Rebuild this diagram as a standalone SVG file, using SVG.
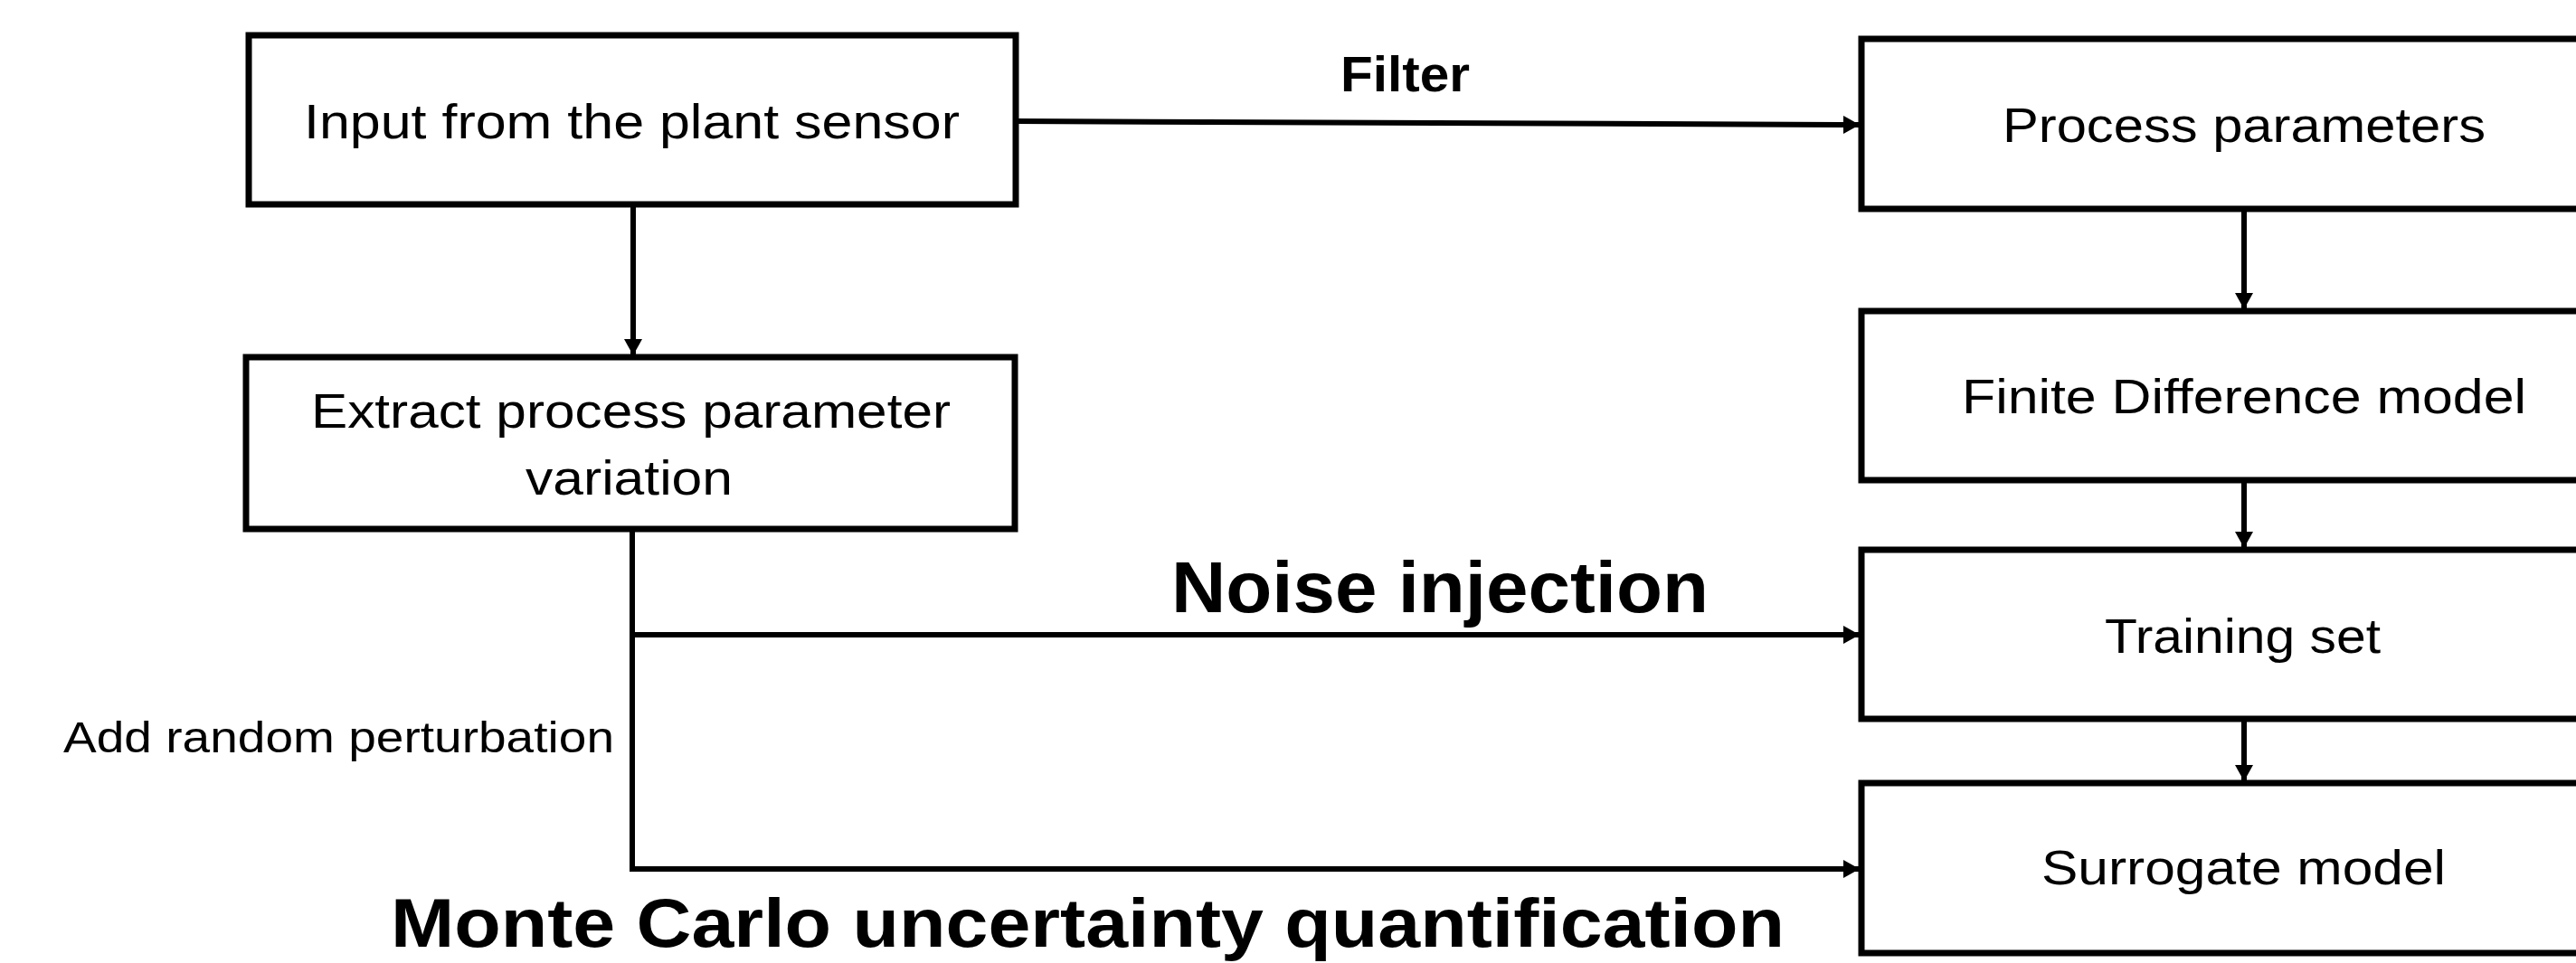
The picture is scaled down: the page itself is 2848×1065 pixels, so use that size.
<svg xmlns="http://www.w3.org/2000/svg" width="2848" height="1065" viewBox="0 0 2848 1065">
<style>
.box{fill:#fff;stroke:#000;stroke-width:7}
.lbl{font-family:"Liberation Sans",Arial,sans-serif;font-size:54px;fill:#000}
.side{font-family:"Liberation Sans",Arial,sans-serif;font-size:49px;fill:#000}
.bold{font-family:"Liberation Sans",Arial,sans-serif;font-weight:bold;fill:#000}
.con{fill:none;stroke:#000;stroke-width:6}
</style>
<defs>
<marker id="ah" viewBox="0 0 18 20" refX="17" refY="10" markerWidth="18" markerHeight="20" markerUnits="userSpaceOnUse" orient="auto">
<path d="M0,0 L18,10 L0,20 Z" fill="#000"/>
</marker>
</defs>
<rect width="2848" height="1065" fill="#fff"/>
<g id="connectors">
<line class="con" x1="1123" y1="134" x2="2055" y2="138" marker-end="url(#ah)"/>
<line class="con" x1="700" y1="226" x2="700" y2="392" marker-end="url(#ah)"/>
<line class="con" x1="2481" y1="231" x2="2481" y2="341" marker-end="url(#ah)"/>
<line class="con" x1="2481" y1="531" x2="2481" y2="605" marker-end="url(#ah)"/>
<line class="con" x1="2481" y1="795" x2="2481" y2="863" marker-end="url(#ah)"/>
<polyline class="con" points="699,585 699,961 2055,961" marker-end="url(#ah)"/>
<line class="con" x1="699" y1="702" x2="2055" y2="702" marker-end="url(#ah)"/>
</g>
<g id="n-input">
<rect class="box" x="275" y="39" width="848" height="187"/>
<text class="lbl" x="336" y="153" textLength="725" lengthAdjust="spacingAndGlyphs">Input from the plant sensor</text>
</g>
<g id="n-extract">
<rect class="box" x="272" y="395" width="850" height="190"/>
<text class="lbl" x="344" y="473" textLength="707" lengthAdjust="spacingAndGlyphs">Extract process parameter</text>
<text class="lbl" x="581" y="547" textLength="229" lengthAdjust="spacingAndGlyphs">variation</text>
</g>
<g id="n-process">
<rect class="box" x="2058" y="43" width="846" height="188"/>
<text class="lbl" x="2214" y="157" textLength="534" lengthAdjust="spacingAndGlyphs">Process parameters</text>
</g>
<g id="n-fd">
<rect class="box" x="2058" y="344" width="846" height="187"/>
<text class="lbl" x="2169" y="457" textLength="624" lengthAdjust="spacingAndGlyphs">Finite Difference model</text>
</g>
<g id="n-training">
<rect class="box" x="2058" y="608" width="846" height="187"/>
<text class="lbl" x="2327" y="722" textLength="305" lengthAdjust="spacingAndGlyphs">Training set</text>
</g>
<g id="n-surrogate">
<rect class="box" x="2058" y="866" width="846" height="188"/>
<text class="lbl" x="2257" y="978" textLength="447" lengthAdjust="spacingAndGlyphs">Surrogate model</text>
</g>
<g id="labels">
<text class="bold" x="1482" y="101" font-size="56" textLength="143" lengthAdjust="spacingAndGlyphs">Filter</text>
<text class="bold" x="1295" y="677" font-size="80" textLength="594" lengthAdjust="spacingAndGlyphs">Noise injection</text>
<text class="side" x="70" y="832" textLength="609" lengthAdjust="spacingAndGlyphs">Add random perturbation</text>
<text class="bold" x="432" y="1047" font-size="76" textLength="1541" lengthAdjust="spacingAndGlyphs">Monte Carlo uncertainty quantification</text>
</g>
</svg>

────────────────────────────────────────

:: DIRECTIONS FOR THIS TASK ::
Leave out all pictures, then copy the remaining material exactly.

:: FINISHED ANSWER ::
Rebuild this diagram as a standalone SVG file, using SVG.
The picture is scaled down: the page itself is 2848×1065 pixels, so use that size.
<svg xmlns="http://www.w3.org/2000/svg" width="2848" height="1065" viewBox="0 0 2848 1065">
<style>
.box{fill:#fff;stroke:#000;stroke-width:7}
.lbl{font-family:"Liberation Sans",Arial,sans-serif;font-size:54px;fill:#000}
.side{font-family:"Liberation Sans",Arial,sans-serif;font-size:49px;fill:#000}
.bold{font-family:"Liberation Sans",Arial,sans-serif;font-weight:bold;fill:#000}
.con{fill:none;stroke:#000;stroke-width:6}
</style>
<defs>
<marker id="ah" viewBox="0 0 18 20" refX="17" refY="10" markerWidth="18" markerHeight="20" markerUnits="userSpaceOnUse" orient="auto">
<path d="M0,0 L18,10 L0,20 Z" fill="#000"/>
</marker>
</defs>
<rect width="2848" height="1065" fill="#fff"/>
<g id="connectors">
<line class="con" x1="1123" y1="134" x2="2055" y2="138" marker-end="url(#ah)"/>
<line class="con" x1="700" y1="226" x2="700" y2="392" marker-end="url(#ah)"/>
<line class="con" x1="2481" y1="231" x2="2481" y2="341" marker-end="url(#ah)"/>
<line class="con" x1="2481" y1="531" x2="2481" y2="605" marker-end="url(#ah)"/>
<line class="con" x1="2481" y1="795" x2="2481" y2="863" marker-end="url(#ah)"/>
<polyline class="con" points="699,585 699,961 2055,961" marker-end="url(#ah)"/>
<line class="con" x1="699" y1="702" x2="2055" y2="702" marker-end="url(#ah)"/>
</g>
<g id="n-input">
<rect class="box" x="275" y="39" width="848" height="187"/>
<text class="lbl" x="336" y="153" textLength="725" lengthAdjust="spacingAndGlyphs">Input from the plant sensor</text>
</g>
<g id="n-extract">
<rect class="box" x="272" y="395" width="850" height="190"/>
<text class="lbl" x="344" y="473" textLength="707" lengthAdjust="spacingAndGlyphs">Extract process parameter</text>
<text class="lbl" x="581" y="547" textLength="229" lengthAdjust="spacingAndGlyphs">variation</text>
</g>
<g id="n-process">
<rect class="box" x="2058" y="43" width="846" height="188"/>
<text class="lbl" x="2214" y="157" textLength="534" lengthAdjust="spacingAndGlyphs">Process parameters</text>
</g>
<g id="n-fd">
<rect class="box" x="2058" y="344" width="846" height="187"/>
<text class="lbl" x="2169" y="457" textLength="624" lengthAdjust="spacingAndGlyphs">Finite Difference model</text>
</g>
<g id="n-training">
<rect class="box" x="2058" y="608" width="846" height="187"/>
<text class="lbl" x="2327" y="722" textLength="305" lengthAdjust="spacingAndGlyphs">Training set</text>
</g>
<g id="n-surrogate">
<rect class="box" x="2058" y="866" width="846" height="188"/>
<text class="lbl" x="2257" y="978" textLength="447" lengthAdjust="spacingAndGlyphs">Surrogate model</text>
</g>
<g id="labels">
<text class="bold" x="1482" y="101" font-size="56" textLength="143" lengthAdjust="spacingAndGlyphs">Filter</text>
<text class="bold" x="1295" y="677" font-size="80" textLength="594" lengthAdjust="spacingAndGlyphs">Noise injection</text>
<text class="side" x="70" y="832" textLength="609" lengthAdjust="spacingAndGlyphs">Add random perturbation</text>
<text class="bold" x="432" y="1047" font-size="76" textLength="1541" lengthAdjust="spacingAndGlyphs">Monte Carlo uncertainty quantification</text>
</g>
</svg>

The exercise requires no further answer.